Dream Raises $260 Million at $3 Billion Valuation as Governments Race to Own Their AI Infrastructure
Dream closes a $260 million round at a $3 billion valuation, as institutional investors back sovereign AI infrastructure as the next generation of national strategic asset.

Dream Raises $260 Million at $3 Billion Valuation as Governments Race to Own Their AI Infrastructure

A Tel Aviv-based artificial intelligence and cyber defence company has closed one of the most significant government-technology funding rounds of 2026, signalling a structural shift in how institutional capital is pricing sovereign digital infrastructure.

Dream, the sovereign AI and cyber defence company for governments and critical infrastructure, announced on 18 June 2026 a $260 million funding round, bringing its valuation to $3 billion just three years after its founding. The round was co-led by Bicycle Capital and Group 11, with participation from Antler, Bain Capital Ventures, Tru Arrow Partners, and other global investors.

The investment follows significant commercial growth for the company. Dream said it has secured nearly $300 million in total contract value since launching commercial operations in late 2024. The company has generated more than $130 million in annual recurring revenue from government clients across Europe, Asia-Pacific, and the Middle East.

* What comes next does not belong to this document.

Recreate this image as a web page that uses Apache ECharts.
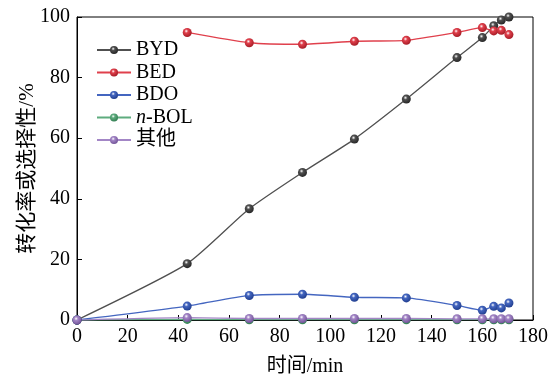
<!DOCTYPE html>
<html><head><meta charset="utf-8">
<script src="https://cdn.jsdelivr.net/npm/echarts@6/dist/echarts.min.js"></script>
<style>html,body{margin:0;padding:0;background:#fff}#c{width:549px;height:374px}</style>
</head><body><div id="c"></div>
<script>
var times = [0, 43.5, 68, 89, 109.5, 130, 150, 160, 164.5, 167.5, 170.5];
var bydValues = [0, 18.6, 36.7, 48.7, 59.7, 72.9, 86.6, 93.2, 97.1, 99.0, 100];
var bedTimes = [43.5, 68, 89, 109.5, 130, 150, 160, 164.5, 167.5, 170.5];
var bedValues = [94.9, 91.5, 91.0, 92.0, 92.3, 94.9, 96.5, 95.4, 95.6, 94.2];
var bdoValues = [0, 4.6, 8.1, 8.5, 7.5, 7.3, 4.8, 3.2, 4.5, 4.0, 5.6];
var nbolValues = [0, 0.2, 0.1, 0.1, 0.1, 0.1, 0.1, 0.1, 0.1, 0.1, 0.1];
var otherValues = [0, 0.8, 0.5, 0.5, 0.5, 0.5, 0.4, 0.4, 0.4, 0.4, 0.4];
var seriesNames = ['BYD', 'BED', 'BDO', 'n-BOL', '其他'];
var xTicks = [0, 20, 40, 60, 80, 100, 120, 140, 160, 180];
var yTicks = [0, 20, 40, 60, 80, 100];

var colors = ['#505050', '#e0404c', '#4466c0', '#5eac7e', '#a386c6'];
var dark = ['#222222', '#a01822', '#1d3a8a', '#2f7a4f', '#6e4f94'];
function ball(i){
  return new echarts.graphic.RadialGradient(0.4, 0.35, 0.7, [
    {offset:0, color:'#ffffff'},{offset:0.3, color:colors[i]},{offset:1, color:dark[i]}]);
}
function pairs(xs, ys){ return xs.map(function(x,k){return [x, ys[k]];}); }
var datas = [pairs(times,bydValues), pairs(bedTimes,bedValues), pairs(times,bdoValues), pairs(times,nbolValues), pairs(times,otherValues)];
var font = '"Liberation Serif","Noto Sans CJK SC",serif';
var chart = echarts.init(document.getElementById('c'));
chart.setOption({
  animation:false,
  grid:{left:77, right:16, top:17, bottom:54, show:true, borderColor:'#000', borderWidth:1, containLabel:false, outerBoundsMode:'none'},
  legend:{
    orient:'vertical', left:91, top:35, itemGap:2.5, itemWidth:34, itemHeight:10,
    data: seriesNames,
    textStyle:{fontFamily:font, fontSize:20, lineHeight:20, color:'#000', rich:{i:{fontStyle:'italic', fontFamily:font, fontSize:20, lineHeight:20}}},
    formatter:function(n){ return n==='n-BOL' ? '{i|n}-BOL' : n; }
  },
  xAxis:{type:'value', min:0, max:180, interval:20, name:'时间/min', nameLocation:'middle', nameGap:37, nameMoveOverlap:false,
    nameTextStyle:{fontFamily:font, fontSize:20, color:'#000'},
    axisLine:{lineStyle:{color:'#000'}}, axisTick:{inside:true, length:5, lineStyle:{color:'#000'}},
    axisLabel:{fontFamily:font, fontSize:20, color:'#000', margin:7}, splitLine:{show:false}},
  yAxis:{type:'value', min:0, max:100, interval:20, name:'转化率或选择性/%', nameLocation:'middle', nameGap:39, nameMoveOverlap:false,
    nameTextStyle:{fontFamily:font, fontSize:21, color:'#000'},
    axisLine:{show:true, lineStyle:{color:'#000'}}, axisTick:{inside:true, length:5, lineStyle:{color:'#000'}},
    axisLabel:{fontFamily:font, fontSize:20, color:'#000', margin:7}, splitLine:{show:false}},
  series: seriesNames.map(function(n,i){
    return {name:n, type:'line', data:datas[i], smooth:0.2, symbol:'circle', symbolSize:9, showAllSymbol:true,
      z: i===3?2:3,
      lineStyle:{color:colors[i], width:1.3}, itemStyle:{color:ball(i), borderWidth:0}};
  })
});
</script></body></html>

With the latest round lifting total capital raised to $412 million, this marks the fifth financing milestone for the company. The velocity of that capital formation, from zero to $3 billion in valuation inside thirty-six months, reflects a market that is moving from interest in sovereign AI to active institutional commitment.

The Architecture of Sovereign AI

Dream built three platforms to address the challenge of government AI ownership. Sphere helps governments and critical infrastructure operators defend against nation-state cyber threats, combining cyber intelligence, exposure management, attack path analysis, digital twin technology, and AI-powered detection and response into a unified national cyber defence system. Hero is an autonomous AI security researcher that discovers vulnerabilities, identifies attack paths, and reasons like an adversary at machine speed to prevent sophisticated cyber threats.

The third platform, Atlas, serves as Dream’s sovereign AI environment. Atlas enables governments to connect information stored across ministries, agencies, and critical infrastructure organisations, transform data into structured knowledge, and deploy mission-specific AI models and agents within secure, government-controlled environments.

The three-platform model is deliberate. It gives governments a complete stack: defence, threat intelligence, and national data intelligence, without dependence on foreign cloud infrastructure or third-party operators.

The Founders and the Capital

Dream was co-founded in 2023 by Shalev Hulio, who previously co-founded and led NSO Group, alongside Sebastian Kurz, Austria’s former chancellor, and Gil Dolev. The combination of a seasoned intelligence-technology operator and a senior European political figure in the same founding team is unusual, and speaks directly to Dream’s commercial thesis: that government AI procurement decisions are driven as much by trust and access as by technical capability.

Shu Nyatta, co-founder and managing partner of Bicycle Capital, described Dream as having built a unique platform at the intersection of AI, cybersecurity, and government technology.

Sebastian Kurz, president and co-founder of Dream, stated that the defining question for governments is no longer whether they will use AI, but whether they will own it.

Capital Signals a Broader Structural Shift

The new capital will accelerate deployment of Dream’s sovereign AI and national cyber defence platforms across Europe, the Middle East, Asia, and the Americas.

The financing lands at a moment when sovereign AI has moved from a policy concept into an active procurement category. Governments across multiple regions are now treating AI infrastructure with the same strategic weight previously reserved for energy grids, telecommunications networks, and defence hardware. For institutional investors, that shift creates a new and durable asset class, one where the buyer is the state and contract tenure is measured in years rather than quarters.

The concept of sovereign AI has become central to several national technology strategies, centred on ensuring that highly sensitive digital operations, including health care, financial systems, defence applications, and government data, remain governed by domestic laws rather than by foreign cloud providers.

Dream’s round does not simply represent a venture bet on a single company. It represents institutional capital’s earliest and clearest signal that government-owned AI infrastructure is the next generation of sovereign investment, one that will define national competitiveness as decisively as the physical infrastructure of the previous century.